__GIVEN INSTRUCTION__
Search the material below for the string "chart" and list each line that holds it.
──────── DATA SHOWN
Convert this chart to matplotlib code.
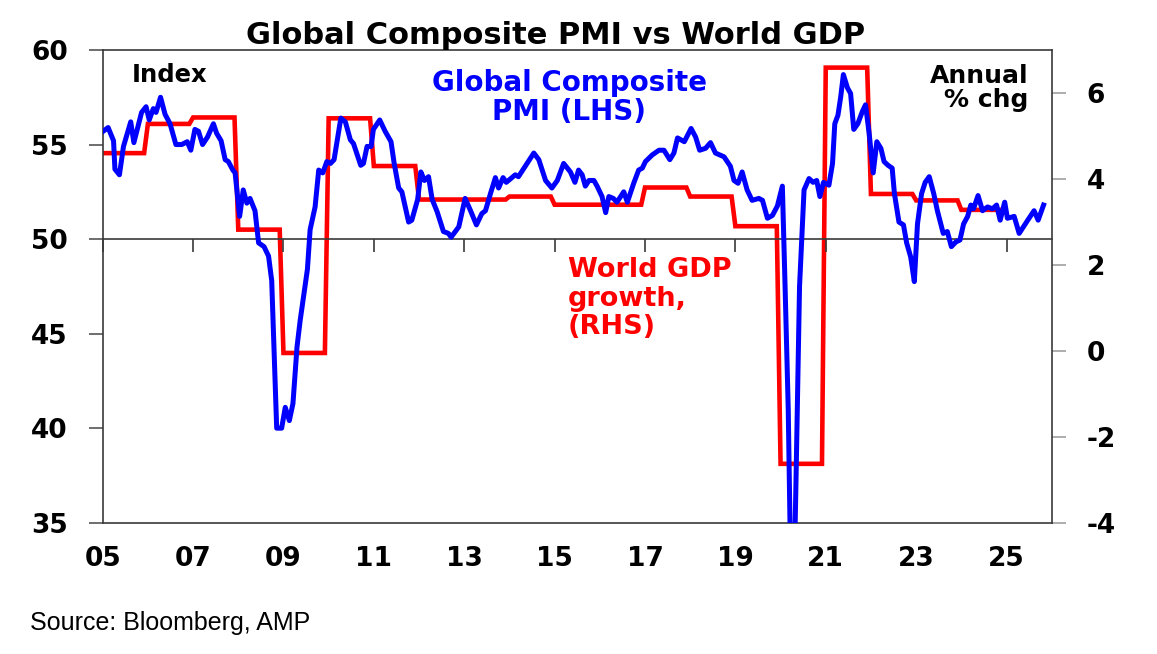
import matplotlib
matplotlib.use("Agg")
import matplotlib.pyplot as plt
import numpy as np

plt.rcParams["axes.unicode_minus"] = False

# Global Composite PMI (LHS) (decimal year, index)
pmi_dates = [
    2005.01, 2005.12, 2005.24, 2005.27, 2005.37, 2005.46, 2005.62, 2005.69, 2005.86, 2005.96,
    2006.03, 2006.12, 2006.18, 2006.28, 2006.38, 2006.49, 2006.62, 2006.75, 2006.87, 2006.95,
    2007.04, 2007.12, 2007.21, 2007.32, 2007.45, 2007.52, 2007.62, 2007.71, 2007.78, 2007.88, 2007.93,
    2008.03, 2008.11, 2008.19, 2008.26, 2008.37, 2008.45, 2008.57, 2008.67, 2008.74, 2008.85, 2008.96,
    2009.04, 2009.13, 2009.21, 2009.30, 2009.37, 2009.53, 2009.59, 2009.70, 2009.78, 2009.87, 2009.96,
    2010.04, 2010.12, 2010.27, 2010.37, 2010.48, 2010.55, 2010.71, 2010.77, 2010.85, 2010.94, 2010.99,
    2011.13, 2011.25, 2011.38, 2011.45, 2011.55, 2011.62, 2011.77, 2011.84, 2011.97,
    2012.04, 2012.12, 2012.21, 2012.29, 2012.40, 2012.54, 2012.65, 2012.71, 2012.88,
    2013.02, 2013.14, 2013.27, 2013.39, 2013.47, 2013.58, 2013.69, 2013.76, 2013.86, 2013.93,
    2014.13, 2014.20, 2014.39, 2014.54, 2014.65, 2014.80, 2014.94,
    2015.06, 2015.20, 2015.35, 2015.45, 2015.53, 2015.61, 2015.68, 2015.76, 2015.87, 2015.94,
    2016.05, 2016.13, 2016.20, 2016.30, 2016.38, 2016.53, 2016.61, 2016.75, 2016.86, 2016.94,
    2017.01, 2017.16, 2017.31, 2017.42, 2017.55, 2017.64, 2017.72, 2017.87,
    2018.02, 2018.12, 2018.21, 2018.34, 2018.45, 2018.56, 2018.75, 2018.89, 2018.97,
    2019.06, 2019.15, 2019.26, 2019.37, 2019.52, 2019.60, 2019.71, 2019.82, 2019.93,
    2020.04, 2020.10, 2020.17, 2020.26, 2020.34, 2020.42, 2020.52, 2020.63, 2020.72, 2020.80, 2020.87, 2020.95,
    2021.07, 2021.15, 2021.20, 2021.27, 2021.33, 2021.39, 2021.48, 2021.55, 2021.62, 2021.71, 2021.81, 2021.88, 2021.96,
    2022.05, 2022.13, 2022.22, 2022.29, 2022.38, 2022.47, 2022.52, 2022.62, 2022.72, 2022.79, 2022.88, 2022.96,
    2023.03, 2023.12, 2023.20, 2023.29, 2023.39, 2023.47, 2023.60, 2023.69, 2023.78, 2023.88, 2023.97,
    2024.05, 2024.14, 2024.21, 2024.27, 2024.37, 2024.47, 2024.58, 2024.69, 2024.78, 2024.86, 2024.96,
    2025.02, 2025.17, 2025.28, 2025.47, 2025.61, 2025.70, 2025.82,
]
pmi_values = [
    55.7, 55.9, 55.2, 53.7, 53.4, 54.9, 56.2, 55.1, 56.7, 57.0,
    56.3, 56.9, 56.7, 57.5, 56.6, 56.1, 55.0, 55.0, 55.15, 54.7,
    55.8, 55.7, 55.0, 55.4, 56.1, 55.6, 55.2, 54.2, 54.1, 53.65, 53.5,
    51.2, 52.6, 51.9, 52.15, 51.5, 49.8, 49.6, 49.1, 47.8, 40.0, 40.0,
    41.1, 40.4, 41.3, 44.3, 45.7, 48.4, 50.5, 51.7, 53.65, 53.5, 54.1,
    54.0, 54.2, 56.4, 56.2, 55.25, 55.05, 53.9, 54.0, 54.9, 54.9, 55.8,
    56.3, 55.7, 55.15, 54.0, 52.7, 52.5, 50.9, 51.0, 52.1,
    53.55, 53.1, 53.3, 52.1, 51.45, 50.4, 50.3, 50.1, 50.65,
    52.15, 51.5, 50.75, 51.35, 51.5, 52.4, 53.25, 52.7, 53.25, 53.0,
    53.4, 53.3, 54.0, 54.55, 54.2, 53.1, 52.7,
    53.1, 54.0, 53.55, 53.0, 53.65, 53.4, 52.8, 53.1, 53.1, 52.8,
    52.25, 51.4, 52.25, 52.15, 51.95, 52.5, 51.95, 52.95, 53.65, 53.75,
    54.1, 54.45, 54.7, 54.7, 54.2, 54.55, 55.35, 55.15,
    55.85, 55.4, 54.7, 54.8, 55.1, 54.55, 54.35, 53.85, 53.1,
    52.95, 53.55, 52.6, 52.05, 52.15, 52.05, 51.1, 51.25, 51.75,
    52.8, 47.5, 41.0, 27.0, 37.0, 47.5, 52.6, 53.2, 53.0, 53.1, 52.25, 53.0,
    52.85, 54.0, 56.1, 56.55, 57.5, 58.7, 58.0, 57.7, 55.8, 56.1, 56.75, 57.1, 55.6,
    53.5, 55.15, 54.8, 54.1, 53.9, 53.75, 52.4, 50.9, 50.75, 49.8, 49.05, 47.75,
    50.8, 52.4, 53.0, 53.3, 52.4, 51.5, 50.3, 50.4, 49.6, 49.85, 49.95,
    50.8, 51.2, 51.8, 51.6, 52.3, 51.5, 51.7, 51.6, 51.8, 51.0, 51.95,
    51.1, 51.2, 50.3, 51.0, 51.5, 51.0, 51.8,
]

# World GDP growth (RHS), annual % change
gdp_years = list(range(2005, 2025))
gdp_growth = [4.6, 5.28, 5.43, 2.82, -0.05, 5.41, 4.30, 3.52, 3.52, 3.59,
              3.40, 3.40, 3.80, 3.59, 2.90, -2.63, 6.59, 3.65, 3.50, 3.28]

x_ticks = list(range(2005, 2026, 2))
x_labels = ["05", "07", "09", "11", "13", "15", "17", "19", "21", "23", "25"]

# annual values held for every month of the year
gdp_x = np.arange(gdp_years[0], gdp_years[-1] + 1, 1 / 12)
gdp_y = np.repeat(gdp_growth, 12)

W, H = 1157, 654
fig = plt.figure(figsize=(W / 100, H / 100), dpi=100, facecolor="white")
ax = fig.add_axes([102.7 / W, 1 - 522.7 / H, 949 / W, 472.7 / H])
ax2 = ax.twinx()
ax.set_zorder(2)
ax2.set_zorder(1)
ax.patch.set_visible(False)

frame = "#3a3a3a"
bold = dict(family="DejaVu Sans", weight="bold")

ax2.plot(gdp_x, gdp_y, color="#ff0000", lw=3.3, solid_joinstyle="miter")
ax.plot(pmi_dates, pmi_values, color="#0000ff", lw=3.6, zorder=3)

ax.set_xlim(2005, 2026)
ax.set_ylim(35, 60)
ax2.set_ylim(-4, 7)

# frame and the 50 line
for s in ["top", "left"]:
    ax.spines[s].set_color(frame)
    ax.spines[s].set_linewidth(1.2)
ax.spines["right"].set_visible(False)
ax.spines["bottom"].set_position(("data", 50))
ax.spines["bottom"].set_color(frame)
ax.spines["bottom"].set_linewidth(1.2)
for s in ["left", "top"]:
    ax2.spines[s].set_visible(False)
for s in ["right", "bottom"]:
    ax2.spines[s].set_color(frame)
    ax2.spines[s].set_linewidth(1.2)

ax.set_xticks(x_ticks)
ax.set_xticklabels(x_labels)
ax.tick_params(axis="x", direction="out", length=9, width=1.2, color=frame, labelbottom=False)
ax2.xaxis.set_visible(True)
ax2.tick_params(axis="x", bottom=True, length=0, labelbottom=True, pad=17)

ax.set_yticks([35, 40, 45, 50, 55, 60])
ax.tick_params(axis="y", direction="out", length=10, width=1.2, color="#555555", pad=15)
ax2.set_yticks([-4, -2, 0, 2, 4, 6])
ax2.tick_params(axis="y", direction="out", length=10, width=1.2, color="#a0a0a0", pad=15)

for lab in ax.get_yticklabels() + ax2.get_yticklabels() + ax2.get_xticklabels():
    lab.set_fontsize(19)
    lab.set_fontweight("bold")
    lab.set_family("DejaVu Sans")

def fy(y):
    return 1 - y / H

fig.text(555.5 / W, fy(43.5), "Global Composite PMI vs World GDP", ha="center", va="baseline",
         fontsize=22, **bold)
fig.text(131.5 / W, fy(81.7), "Index", ha="left", va="baseline", fontsize=17.5, **bold)
fig.text(1028 / W, fy(83.3), "Annual", ha="right", va="baseline", fontsize=18, **bold)
fig.text(1028 / W, fy(107.5), "% chg", ha="right", va="baseline", fontsize=18, **bold)
fig.text(569.5 / W, fy(91), "Global Composite", ha="center", va="baseline", fontsize=20,
         color="#0000ff", **bold)
fig.text(569.5 / W, fy(120), "PMI (LHS)", ha="center", va="baseline", fontsize=20,
         color="#0000ff", **bold)
for txt, yb in [("World GDP", 276.7), ("growth,", 305.5), ("(RHS)", 334.5)]:
    fig.text(568 / W, fy(yb), txt, ha="left", va="baseline", fontsize=19.5, color="#ff0000", **bold)
fig.text(30 / W, fy(630), "Source: Bloomberg, AMP", ha="left", va="baseline", fontsize=18,
         family="Liberation Sans")

fig.savefig("out.png", dpi=100, facecolor="white")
────────────────
__OUTPUT__
Convert this chart to matplotlib code.

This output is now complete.